* _Records for the task_:
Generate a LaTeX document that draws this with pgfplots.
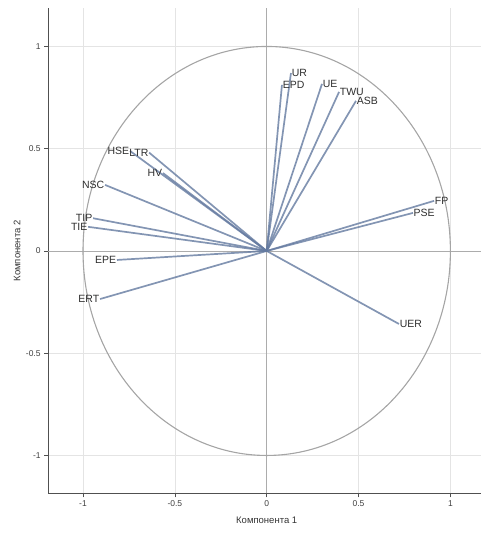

---

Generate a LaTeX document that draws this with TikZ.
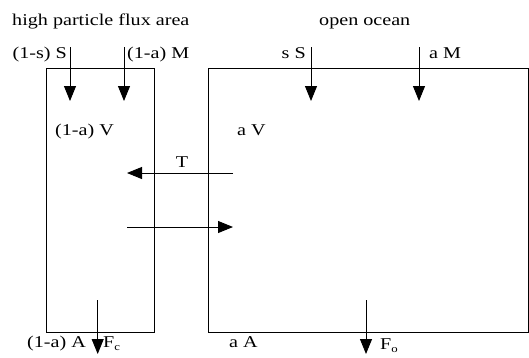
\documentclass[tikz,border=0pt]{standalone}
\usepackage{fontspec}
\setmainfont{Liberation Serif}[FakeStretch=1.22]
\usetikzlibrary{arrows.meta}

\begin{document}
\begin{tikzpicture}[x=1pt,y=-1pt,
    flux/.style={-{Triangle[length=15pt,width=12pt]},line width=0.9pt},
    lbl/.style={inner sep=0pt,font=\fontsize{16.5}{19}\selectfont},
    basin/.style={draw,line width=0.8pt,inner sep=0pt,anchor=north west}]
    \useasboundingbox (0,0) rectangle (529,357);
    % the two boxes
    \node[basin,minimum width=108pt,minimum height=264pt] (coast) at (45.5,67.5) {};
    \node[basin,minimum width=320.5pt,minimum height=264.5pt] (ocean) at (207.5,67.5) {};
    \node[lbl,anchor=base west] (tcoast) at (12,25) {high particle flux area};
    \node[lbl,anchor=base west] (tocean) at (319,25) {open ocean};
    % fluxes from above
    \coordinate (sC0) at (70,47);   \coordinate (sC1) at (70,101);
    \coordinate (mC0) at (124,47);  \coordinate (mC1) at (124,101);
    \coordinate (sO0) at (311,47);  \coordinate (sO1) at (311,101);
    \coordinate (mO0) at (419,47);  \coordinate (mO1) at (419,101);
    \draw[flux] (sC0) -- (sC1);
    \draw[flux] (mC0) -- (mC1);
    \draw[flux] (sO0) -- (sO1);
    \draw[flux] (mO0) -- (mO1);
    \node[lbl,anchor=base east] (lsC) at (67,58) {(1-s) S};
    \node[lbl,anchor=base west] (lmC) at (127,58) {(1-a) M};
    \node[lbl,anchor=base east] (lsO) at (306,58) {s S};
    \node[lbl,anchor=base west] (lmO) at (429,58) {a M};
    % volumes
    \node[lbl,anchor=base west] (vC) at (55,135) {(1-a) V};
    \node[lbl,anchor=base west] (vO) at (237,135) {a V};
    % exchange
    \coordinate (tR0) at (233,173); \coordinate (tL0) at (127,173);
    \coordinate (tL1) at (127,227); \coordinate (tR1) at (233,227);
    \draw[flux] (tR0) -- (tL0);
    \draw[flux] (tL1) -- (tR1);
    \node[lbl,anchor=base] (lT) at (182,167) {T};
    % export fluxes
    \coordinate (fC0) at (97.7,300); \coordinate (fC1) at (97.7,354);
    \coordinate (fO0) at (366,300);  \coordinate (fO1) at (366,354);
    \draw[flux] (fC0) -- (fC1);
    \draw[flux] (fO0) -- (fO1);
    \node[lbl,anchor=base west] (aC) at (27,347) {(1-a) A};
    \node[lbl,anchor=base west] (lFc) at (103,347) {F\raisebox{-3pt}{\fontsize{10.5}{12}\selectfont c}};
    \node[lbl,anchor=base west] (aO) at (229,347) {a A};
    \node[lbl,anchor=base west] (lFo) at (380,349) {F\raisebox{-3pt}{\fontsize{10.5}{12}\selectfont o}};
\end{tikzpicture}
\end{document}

==

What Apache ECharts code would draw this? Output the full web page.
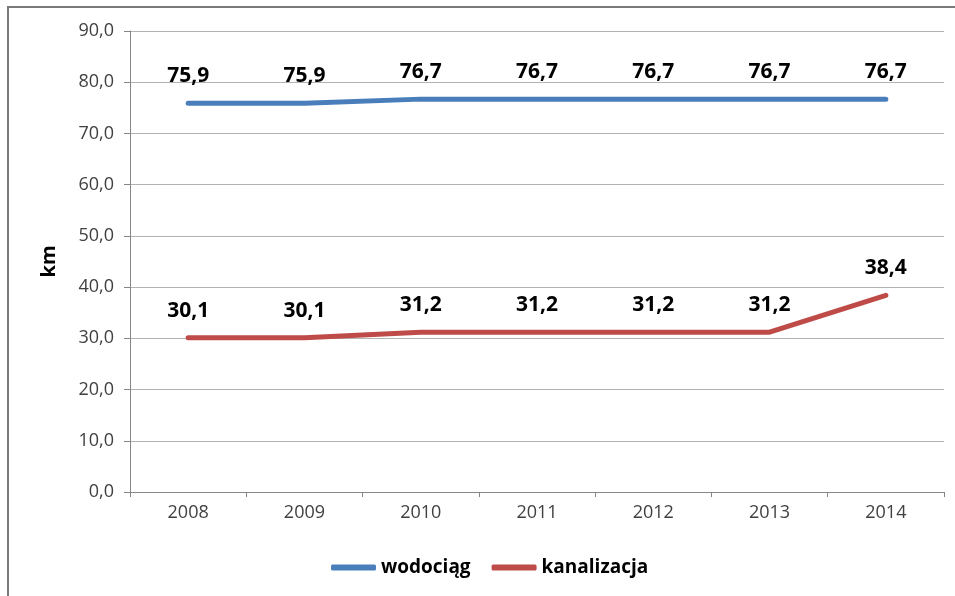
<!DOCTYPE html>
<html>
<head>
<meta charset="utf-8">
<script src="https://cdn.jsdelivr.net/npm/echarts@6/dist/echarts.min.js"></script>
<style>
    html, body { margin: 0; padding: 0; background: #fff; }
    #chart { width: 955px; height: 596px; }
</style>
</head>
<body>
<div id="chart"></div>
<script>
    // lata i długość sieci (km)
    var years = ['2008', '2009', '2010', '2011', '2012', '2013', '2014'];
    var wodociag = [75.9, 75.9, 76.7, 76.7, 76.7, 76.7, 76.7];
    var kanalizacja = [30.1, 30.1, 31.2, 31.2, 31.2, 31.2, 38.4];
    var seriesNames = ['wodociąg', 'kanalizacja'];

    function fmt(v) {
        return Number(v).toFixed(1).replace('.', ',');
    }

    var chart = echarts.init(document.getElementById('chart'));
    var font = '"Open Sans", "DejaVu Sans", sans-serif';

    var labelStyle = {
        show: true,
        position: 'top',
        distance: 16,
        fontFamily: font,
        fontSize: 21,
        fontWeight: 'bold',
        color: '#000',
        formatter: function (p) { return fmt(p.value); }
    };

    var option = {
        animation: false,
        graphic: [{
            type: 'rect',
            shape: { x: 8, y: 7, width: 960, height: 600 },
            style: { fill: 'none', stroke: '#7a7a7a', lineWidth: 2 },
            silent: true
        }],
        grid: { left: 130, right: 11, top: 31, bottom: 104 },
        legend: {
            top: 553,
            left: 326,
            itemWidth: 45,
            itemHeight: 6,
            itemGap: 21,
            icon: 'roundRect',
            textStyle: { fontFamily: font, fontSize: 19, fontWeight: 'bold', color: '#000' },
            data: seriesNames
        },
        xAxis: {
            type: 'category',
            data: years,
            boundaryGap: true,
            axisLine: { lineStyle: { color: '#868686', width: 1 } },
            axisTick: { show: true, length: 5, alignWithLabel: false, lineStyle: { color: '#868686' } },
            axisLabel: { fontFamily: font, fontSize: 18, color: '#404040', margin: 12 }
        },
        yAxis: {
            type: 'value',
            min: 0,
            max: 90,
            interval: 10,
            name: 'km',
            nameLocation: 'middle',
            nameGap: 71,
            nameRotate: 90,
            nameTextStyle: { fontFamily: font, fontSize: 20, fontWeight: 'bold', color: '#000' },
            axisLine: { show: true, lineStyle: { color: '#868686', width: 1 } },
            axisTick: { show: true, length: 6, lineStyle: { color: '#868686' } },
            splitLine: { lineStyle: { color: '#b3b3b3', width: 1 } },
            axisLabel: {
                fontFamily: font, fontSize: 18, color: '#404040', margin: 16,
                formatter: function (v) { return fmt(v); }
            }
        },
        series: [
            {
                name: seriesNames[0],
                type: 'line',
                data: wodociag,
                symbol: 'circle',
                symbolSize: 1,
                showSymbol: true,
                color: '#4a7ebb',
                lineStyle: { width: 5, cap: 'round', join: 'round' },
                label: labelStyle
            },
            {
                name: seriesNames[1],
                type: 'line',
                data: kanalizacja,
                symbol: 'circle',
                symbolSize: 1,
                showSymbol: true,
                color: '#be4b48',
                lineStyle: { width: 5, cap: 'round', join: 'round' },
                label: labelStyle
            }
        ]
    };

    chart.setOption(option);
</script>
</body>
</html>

* _Stated goal_:
Pull out all lines containing "that".

* _Answer to this exercise_:
Generate a LaTeX document that draws this with pgfplots.
Generate a LaTeX document that draws this with TikZ.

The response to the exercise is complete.